* begin *

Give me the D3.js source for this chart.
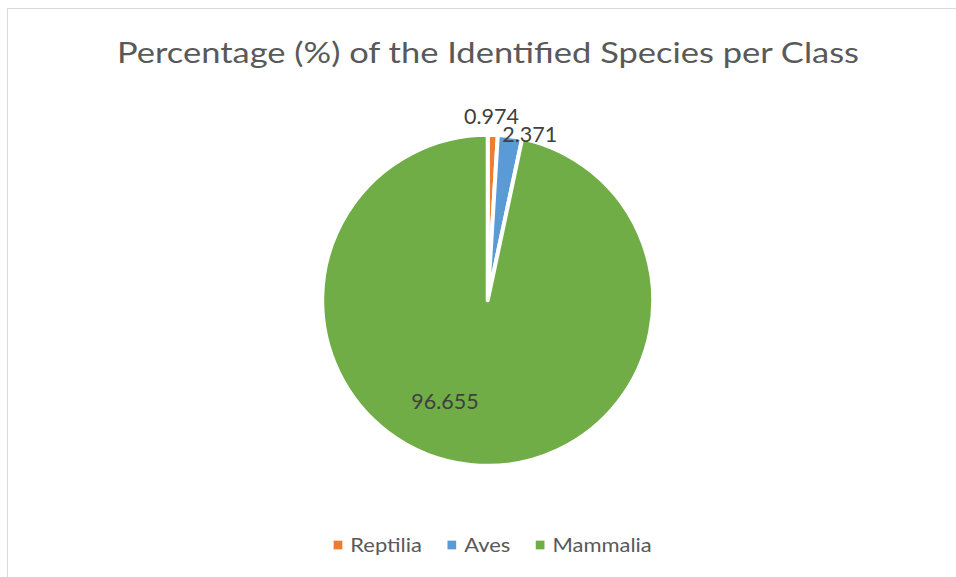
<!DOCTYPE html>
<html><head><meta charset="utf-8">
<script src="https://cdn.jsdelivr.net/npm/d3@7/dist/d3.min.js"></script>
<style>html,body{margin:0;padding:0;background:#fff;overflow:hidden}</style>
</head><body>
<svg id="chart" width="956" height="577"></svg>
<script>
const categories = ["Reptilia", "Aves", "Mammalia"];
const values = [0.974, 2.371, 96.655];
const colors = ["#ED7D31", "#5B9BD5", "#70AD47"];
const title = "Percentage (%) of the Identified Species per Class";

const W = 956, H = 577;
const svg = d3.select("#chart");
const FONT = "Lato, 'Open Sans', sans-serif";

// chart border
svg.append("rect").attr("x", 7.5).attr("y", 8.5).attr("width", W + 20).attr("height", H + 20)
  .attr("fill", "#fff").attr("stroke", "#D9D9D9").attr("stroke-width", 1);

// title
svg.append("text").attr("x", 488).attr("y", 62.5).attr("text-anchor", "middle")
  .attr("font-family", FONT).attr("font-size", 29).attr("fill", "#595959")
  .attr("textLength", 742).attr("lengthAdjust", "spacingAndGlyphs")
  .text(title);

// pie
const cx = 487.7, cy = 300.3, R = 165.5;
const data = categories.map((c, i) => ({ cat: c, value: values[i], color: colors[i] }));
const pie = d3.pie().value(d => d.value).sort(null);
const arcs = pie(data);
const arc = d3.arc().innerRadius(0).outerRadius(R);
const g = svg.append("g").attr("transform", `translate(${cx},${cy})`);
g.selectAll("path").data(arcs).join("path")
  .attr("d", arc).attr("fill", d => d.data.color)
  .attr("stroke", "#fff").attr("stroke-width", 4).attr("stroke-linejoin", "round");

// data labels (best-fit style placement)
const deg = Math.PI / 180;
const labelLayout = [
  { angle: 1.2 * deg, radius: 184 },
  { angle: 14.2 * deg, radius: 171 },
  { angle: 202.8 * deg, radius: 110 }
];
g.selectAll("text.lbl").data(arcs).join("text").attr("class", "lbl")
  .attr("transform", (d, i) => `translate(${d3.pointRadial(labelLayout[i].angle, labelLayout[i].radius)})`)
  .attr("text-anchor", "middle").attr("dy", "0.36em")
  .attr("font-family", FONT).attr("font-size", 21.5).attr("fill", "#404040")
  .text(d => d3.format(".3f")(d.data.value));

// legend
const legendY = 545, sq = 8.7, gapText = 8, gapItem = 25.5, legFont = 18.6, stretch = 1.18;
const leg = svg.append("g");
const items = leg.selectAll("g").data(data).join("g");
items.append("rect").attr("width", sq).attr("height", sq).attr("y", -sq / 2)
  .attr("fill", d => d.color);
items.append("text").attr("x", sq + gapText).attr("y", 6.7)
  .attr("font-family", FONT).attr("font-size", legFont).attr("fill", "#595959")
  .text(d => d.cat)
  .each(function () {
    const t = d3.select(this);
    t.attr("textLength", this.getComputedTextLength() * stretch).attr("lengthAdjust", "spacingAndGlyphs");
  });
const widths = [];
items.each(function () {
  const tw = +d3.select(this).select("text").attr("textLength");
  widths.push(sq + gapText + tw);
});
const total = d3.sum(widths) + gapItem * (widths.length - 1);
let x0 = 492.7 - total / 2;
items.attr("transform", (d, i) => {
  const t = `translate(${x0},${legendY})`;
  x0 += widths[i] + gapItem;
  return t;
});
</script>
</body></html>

* end *

## TASK DESCRIPTION:
Please set down each line of the data above exactly as written, without the pictures.

## TASK RESPONSE:
Give me the D3.js source for this chart.
<!DOCTYPE html>
<html><head><meta charset="utf-8">
<script src="https://cdn.jsdelivr.net/npm/d3@7/dist/d3.min.js"></script>
<style>html,body{margin:0;padding:0;background:#fff;overflow:hidden}</style>
</head><body>
<svg id="chart" width="956" height="577"></svg>
<script>
const categories = ["Reptilia", "Aves", "Mammalia"];
const values = [0.974, 2.371, 96.655];
const colors = ["#ED7D31", "#5B9BD5", "#70AD47"];
const title = "Percentage (%) of the Identified Species per Class";

const W = 956, H = 577;
const svg = d3.select("#chart");
const FONT = "Lato, 'Open Sans', sans-serif";

// chart border
svg.append("rect").attr("x", 7.5).attr("y", 8.5).attr("width", W + 20).attr("height", H + 20)
  .attr("fill", "#fff").attr("stroke", "#D9D9D9").attr("stroke-width", 1);

// title
svg.append("text").attr("x", 488).attr("y", 62.5).attr("text-anchor", "middle")
  .attr("font-family", FONT).attr("font-size", 29).attr("fill", "#595959")
  .attr("textLength", 742).attr("lengthAdjust", "spacingAndGlyphs")
  .text(title);

// pie
const cx = 487.7, cy = 300.3, R = 165.5;
const data = categories.map((c, i) => ({ cat: c, value: values[i], color: colors[i] }));
const pie = d3.pie().value(d => d.value).sort(null);
const arcs = pie(data);
const arc = d3.arc().innerRadius(0).outerRadius(R);
const g = svg.append("g").attr("transform", `translate(${cx},${cy})`);
g.selectAll("path").data(arcs).join("path")
  .attr("d", arc).attr("fill", d => d.data.color)
  .attr("stroke", "#fff").attr("stroke-width", 4).attr("stroke-linejoin", "round");

// data labels (best-fit style placement)
const deg = Math.PI / 180;
const labelLayout = [
  { angle: 1.2 * deg, radius: 184 },
  { angle: 14.2 * deg, radius: 171 },
  { angle: 202.8 * deg, radius: 110 }
];
g.selectAll("text.lbl").data(arcs).join("text").attr("class", "lbl")
  .attr("transform", (d, i) => `translate(${d3.pointRadial(labelLayout[i].angle, labelLayout[i].radius)})`)
  .attr("text-anchor", "middle").attr("dy", "0.36em")
  .attr("font-family", FONT).attr("font-size", 21.5).attr("fill", "#404040")
  .text(d => d3.format(".3f")(d.data.value));

// legend
const legendY = 545, sq = 8.7, gapText = 8, gapItem = 25.5, legFont = 18.6, stretch = 1.18;
const leg = svg.append("g");
const items = leg.selectAll("g").data(data).join("g");
items.append("rect").attr("width", sq).attr("height", sq).attr("y", -sq / 2)
  .attr("fill", d => d.color);
items.append("text").attr("x", sq + gapText).attr("y", 6.7)
  .attr("font-family", FONT).attr("font-size", legFont).attr("fill", "#595959")
  .text(d => d.cat)
  .each(function () {
    const t = d3.select(this);
    t.attr("textLength", this.getComputedTextLength() * stretch).attr("lengthAdjust", "spacingAndGlyphs");
  });
const widths = [];
items.each(function () {
  const tw = +d3.select(this).select("text").attr("textLength");
  widths.push(sq + gapText + tw);
});
const total = d3.sum(widths) + gapItem * (widths.length - 1);
let x0 = 492.7 - total / 2;
items.attr("transform", (d, i) => {
  const t = `translate(${x0},${legendY})`;
  x0 += widths[i] + gapItem;
  return t;
});
</script>
</body></html>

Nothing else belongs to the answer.